**What you are asked to do**: Take the lines from the one with "Write a Python" through the one with "from matplotlib.cm import ScalarMappable", both ends kept, and reproduce them exactly without the pictures.

**Listing**:
━━━━━━━━━━━━━━━━━━━━
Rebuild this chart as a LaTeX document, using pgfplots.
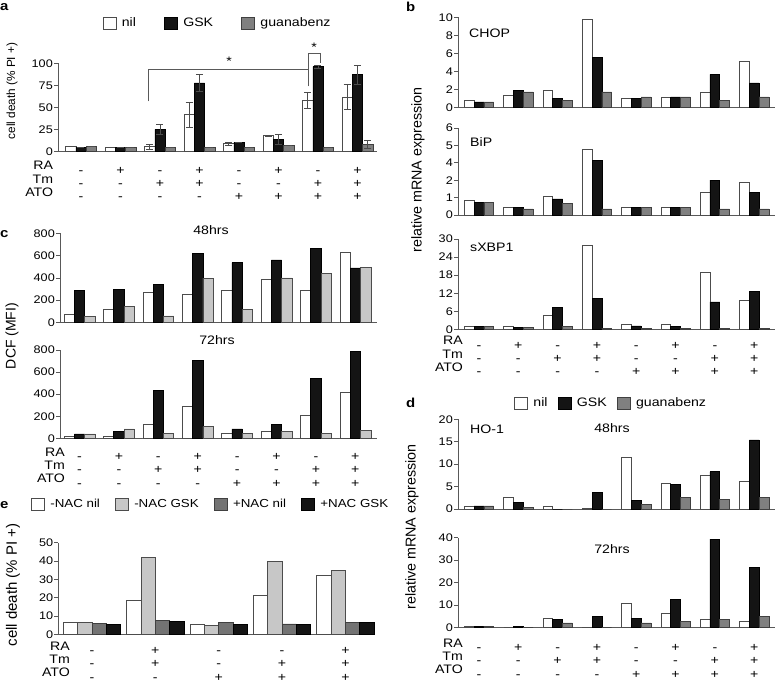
━━━━━━━━━━━━━━━━━━━━
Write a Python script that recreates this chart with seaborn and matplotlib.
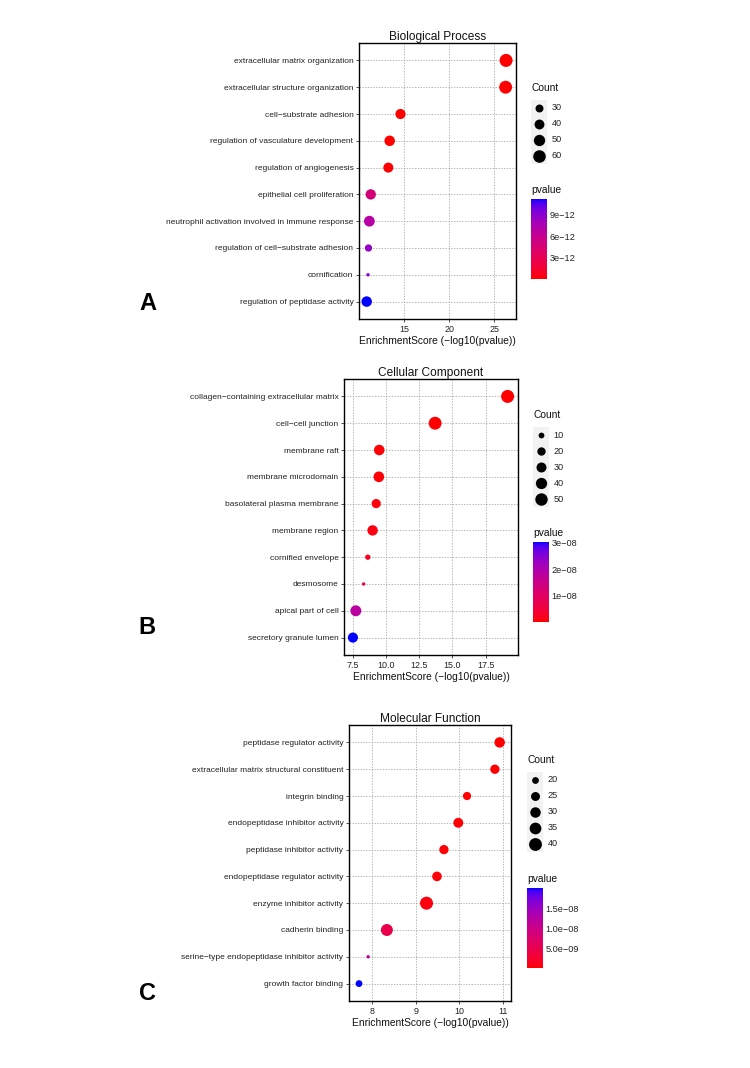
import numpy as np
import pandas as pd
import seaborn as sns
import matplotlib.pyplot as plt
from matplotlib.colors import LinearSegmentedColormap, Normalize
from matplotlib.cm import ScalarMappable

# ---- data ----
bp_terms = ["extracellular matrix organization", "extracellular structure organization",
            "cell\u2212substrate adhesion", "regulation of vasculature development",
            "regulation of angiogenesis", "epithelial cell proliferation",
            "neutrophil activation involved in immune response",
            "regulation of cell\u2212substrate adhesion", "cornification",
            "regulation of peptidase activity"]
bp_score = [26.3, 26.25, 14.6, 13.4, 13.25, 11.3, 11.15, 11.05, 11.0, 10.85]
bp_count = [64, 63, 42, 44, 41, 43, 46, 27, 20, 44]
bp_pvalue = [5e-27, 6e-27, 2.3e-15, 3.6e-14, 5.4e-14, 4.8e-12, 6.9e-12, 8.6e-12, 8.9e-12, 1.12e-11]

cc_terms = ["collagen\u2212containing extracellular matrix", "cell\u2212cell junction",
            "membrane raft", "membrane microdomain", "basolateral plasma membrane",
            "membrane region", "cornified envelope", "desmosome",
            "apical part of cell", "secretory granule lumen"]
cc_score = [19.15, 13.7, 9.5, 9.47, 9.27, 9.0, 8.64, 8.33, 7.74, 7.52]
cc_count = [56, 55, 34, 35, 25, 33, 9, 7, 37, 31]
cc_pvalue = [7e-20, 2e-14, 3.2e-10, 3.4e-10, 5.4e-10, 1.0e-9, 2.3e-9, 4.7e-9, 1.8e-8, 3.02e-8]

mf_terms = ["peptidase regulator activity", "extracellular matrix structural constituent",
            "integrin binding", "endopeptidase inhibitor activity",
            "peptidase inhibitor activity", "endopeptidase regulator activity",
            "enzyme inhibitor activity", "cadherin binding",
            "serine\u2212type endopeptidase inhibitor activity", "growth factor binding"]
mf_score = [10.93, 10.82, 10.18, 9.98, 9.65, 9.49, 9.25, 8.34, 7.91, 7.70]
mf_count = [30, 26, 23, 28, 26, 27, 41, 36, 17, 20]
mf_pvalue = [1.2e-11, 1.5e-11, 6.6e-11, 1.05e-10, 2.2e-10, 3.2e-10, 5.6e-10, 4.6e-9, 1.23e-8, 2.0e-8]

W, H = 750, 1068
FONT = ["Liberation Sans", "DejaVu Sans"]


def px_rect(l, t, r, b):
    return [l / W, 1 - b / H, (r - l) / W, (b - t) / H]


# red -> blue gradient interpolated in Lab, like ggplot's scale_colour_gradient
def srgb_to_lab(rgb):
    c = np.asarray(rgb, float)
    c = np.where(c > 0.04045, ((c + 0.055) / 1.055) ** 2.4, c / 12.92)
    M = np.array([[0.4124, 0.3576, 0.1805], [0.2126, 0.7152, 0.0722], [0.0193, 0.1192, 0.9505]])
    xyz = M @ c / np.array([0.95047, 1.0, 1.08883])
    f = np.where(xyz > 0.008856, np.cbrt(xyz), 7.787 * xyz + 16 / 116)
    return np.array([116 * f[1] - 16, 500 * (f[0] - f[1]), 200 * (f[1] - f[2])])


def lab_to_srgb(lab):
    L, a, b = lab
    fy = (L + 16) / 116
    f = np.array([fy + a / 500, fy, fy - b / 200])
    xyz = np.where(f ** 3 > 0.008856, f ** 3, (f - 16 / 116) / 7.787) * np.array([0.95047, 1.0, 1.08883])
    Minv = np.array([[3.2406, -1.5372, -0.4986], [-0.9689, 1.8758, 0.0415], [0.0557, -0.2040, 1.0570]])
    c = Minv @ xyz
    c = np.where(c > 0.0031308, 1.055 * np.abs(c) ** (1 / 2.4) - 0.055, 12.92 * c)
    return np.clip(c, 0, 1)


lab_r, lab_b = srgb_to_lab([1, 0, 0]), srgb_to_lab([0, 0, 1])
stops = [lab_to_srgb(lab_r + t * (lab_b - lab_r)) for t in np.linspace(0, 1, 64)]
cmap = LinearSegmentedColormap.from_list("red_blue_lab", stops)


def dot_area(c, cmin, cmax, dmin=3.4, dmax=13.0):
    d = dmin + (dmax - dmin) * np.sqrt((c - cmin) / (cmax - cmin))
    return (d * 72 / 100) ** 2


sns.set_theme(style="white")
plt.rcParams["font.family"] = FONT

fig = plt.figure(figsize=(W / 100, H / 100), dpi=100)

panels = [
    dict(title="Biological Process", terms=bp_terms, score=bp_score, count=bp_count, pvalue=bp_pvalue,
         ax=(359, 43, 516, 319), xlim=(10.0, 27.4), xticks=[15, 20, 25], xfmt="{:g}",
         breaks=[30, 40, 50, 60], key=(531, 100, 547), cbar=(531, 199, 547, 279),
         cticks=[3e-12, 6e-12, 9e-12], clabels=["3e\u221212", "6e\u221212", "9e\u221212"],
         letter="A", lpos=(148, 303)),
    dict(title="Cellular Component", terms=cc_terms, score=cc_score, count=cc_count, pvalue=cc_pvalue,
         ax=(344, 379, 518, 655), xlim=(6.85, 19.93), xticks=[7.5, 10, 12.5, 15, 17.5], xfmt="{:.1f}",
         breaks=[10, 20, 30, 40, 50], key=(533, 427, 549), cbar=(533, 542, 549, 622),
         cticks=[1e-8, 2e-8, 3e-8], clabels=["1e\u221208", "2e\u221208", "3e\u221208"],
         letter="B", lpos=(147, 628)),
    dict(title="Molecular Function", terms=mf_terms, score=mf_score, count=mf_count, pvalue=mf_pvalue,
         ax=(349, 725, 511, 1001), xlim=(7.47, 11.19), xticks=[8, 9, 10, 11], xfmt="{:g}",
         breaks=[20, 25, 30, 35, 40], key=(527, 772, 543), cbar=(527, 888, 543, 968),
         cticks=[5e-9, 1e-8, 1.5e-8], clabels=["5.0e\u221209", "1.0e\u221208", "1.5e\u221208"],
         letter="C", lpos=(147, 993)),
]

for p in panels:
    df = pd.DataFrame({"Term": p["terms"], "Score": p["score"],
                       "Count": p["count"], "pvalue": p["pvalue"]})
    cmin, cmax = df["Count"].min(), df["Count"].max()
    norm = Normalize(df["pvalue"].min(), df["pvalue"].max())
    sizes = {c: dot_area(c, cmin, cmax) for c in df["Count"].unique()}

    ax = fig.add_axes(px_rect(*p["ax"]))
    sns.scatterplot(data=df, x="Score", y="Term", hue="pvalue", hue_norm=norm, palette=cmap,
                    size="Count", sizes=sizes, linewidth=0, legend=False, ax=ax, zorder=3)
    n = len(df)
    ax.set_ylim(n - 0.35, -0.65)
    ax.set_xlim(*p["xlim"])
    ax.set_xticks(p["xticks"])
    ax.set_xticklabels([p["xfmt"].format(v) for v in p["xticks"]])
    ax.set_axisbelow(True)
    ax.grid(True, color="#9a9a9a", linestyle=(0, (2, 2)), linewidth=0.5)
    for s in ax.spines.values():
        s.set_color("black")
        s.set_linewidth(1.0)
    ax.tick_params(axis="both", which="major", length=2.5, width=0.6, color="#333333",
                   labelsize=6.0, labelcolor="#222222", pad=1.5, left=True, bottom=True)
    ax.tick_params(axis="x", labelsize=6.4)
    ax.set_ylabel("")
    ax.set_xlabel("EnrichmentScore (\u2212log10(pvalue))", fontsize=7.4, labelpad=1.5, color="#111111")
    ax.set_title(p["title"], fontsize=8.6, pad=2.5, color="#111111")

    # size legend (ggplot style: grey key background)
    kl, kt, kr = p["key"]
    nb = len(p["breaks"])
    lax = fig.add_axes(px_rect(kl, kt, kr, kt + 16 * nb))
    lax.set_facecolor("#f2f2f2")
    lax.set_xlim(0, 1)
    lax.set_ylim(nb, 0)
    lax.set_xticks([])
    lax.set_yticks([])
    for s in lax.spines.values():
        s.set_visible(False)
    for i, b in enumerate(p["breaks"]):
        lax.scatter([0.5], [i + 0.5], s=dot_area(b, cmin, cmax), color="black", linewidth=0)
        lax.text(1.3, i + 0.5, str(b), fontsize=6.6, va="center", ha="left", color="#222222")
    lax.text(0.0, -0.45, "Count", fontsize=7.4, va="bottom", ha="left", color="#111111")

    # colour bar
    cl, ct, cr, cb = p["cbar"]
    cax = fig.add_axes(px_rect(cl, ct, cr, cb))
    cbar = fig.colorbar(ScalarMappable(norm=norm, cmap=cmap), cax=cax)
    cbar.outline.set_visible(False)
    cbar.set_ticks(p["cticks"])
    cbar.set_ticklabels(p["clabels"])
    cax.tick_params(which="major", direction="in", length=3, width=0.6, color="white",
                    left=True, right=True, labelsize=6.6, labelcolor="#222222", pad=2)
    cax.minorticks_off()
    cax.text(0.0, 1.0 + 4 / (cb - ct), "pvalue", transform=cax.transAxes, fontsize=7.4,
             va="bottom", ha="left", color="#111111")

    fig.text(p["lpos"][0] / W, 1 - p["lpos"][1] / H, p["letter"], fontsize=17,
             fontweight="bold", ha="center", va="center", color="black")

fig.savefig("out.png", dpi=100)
━━━━━━━━━━━━━━━━━━━━
**Complete response**:
Write a Python script that recreates this chart with seaborn and matplotlib.
import numpy as np
import pandas as pd
import seaborn as sns
import matplotlib.pyplot as plt
from matplotlib.colors import LinearSegmentedColormap, Normalize
from matplotlib.cm import ScalarMappable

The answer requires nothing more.